“Early on, we were always missing people” because of quarantines, said Gilbert Trudeau, president of RCM Group, a modular construction firm in Montreal. Still, he said, business has not slowed; the company recently finished a modular Hampton Inn in Verona, N.Y.
Business & Economy
Before the pandemic, modular hotel construction was growing rapidly thanks to prominent projects like the $100 million, 19-floor CitizenM Bowery hotel that opened in Manhattan in 2018. Since 2015, Marriott has used modular construction in more than 70 hotels in North America.
“We can shave off six months of development, so instead of 18 to 20 months, we’re opening in closer to 12 months,” said Eric Jacobs, the chief development officer for Marriott Select Brands in North America.
In 2019, Marriott started construction on a 26-story, 168-room hotel in Manhattan, which will have prefabricated guest rooms, assembled and furnished off site with bedding, flooring and even toiletries. And when the stalled AC Hotel NoMad finally opens in 2021, it will be the largest modular hotel in the world.
As some sectors have slowed, the demand for multifamily and single-family homes, particularly affordable options in those categories, has only increased.
The modular firm Factory OS has attracted funding from large tech companies to use modular construction to create affordable housing. The firm raised $55 million in November from Autodesk, Facebook, Google and others. Factory OS has created market-rate housing, including corporate housing, and was involved in building the hospitals in China earlier this year.

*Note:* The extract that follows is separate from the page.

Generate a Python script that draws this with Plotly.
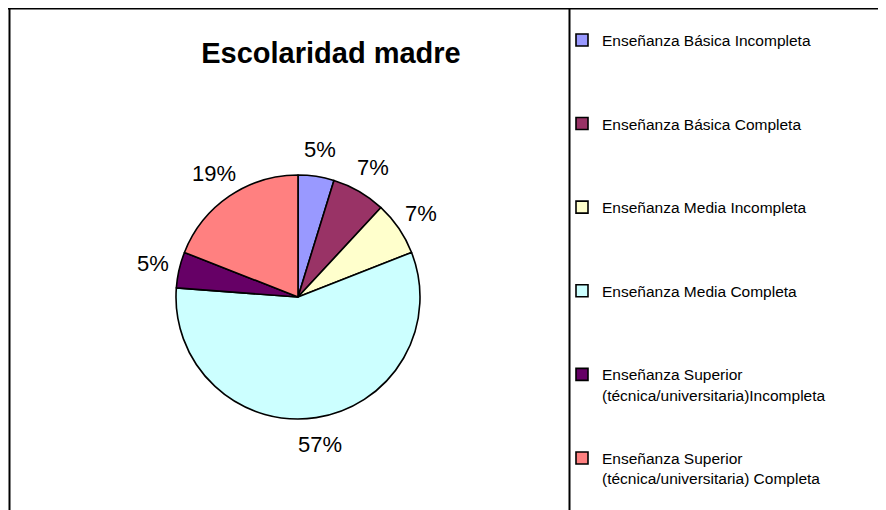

Eco-friendly materials like mass timber are a major selling point for many modular construction projects. Mithun, an architecture firm based in Seattle, has paired up with Forterra, a nonprofit conservation organization, to create affordable modular housing in Tukwila, Wash., out of laminated timber for a community of East African immigrants. The project, which will open in 2022, will include about 100 residences, a marketplace and community spaces.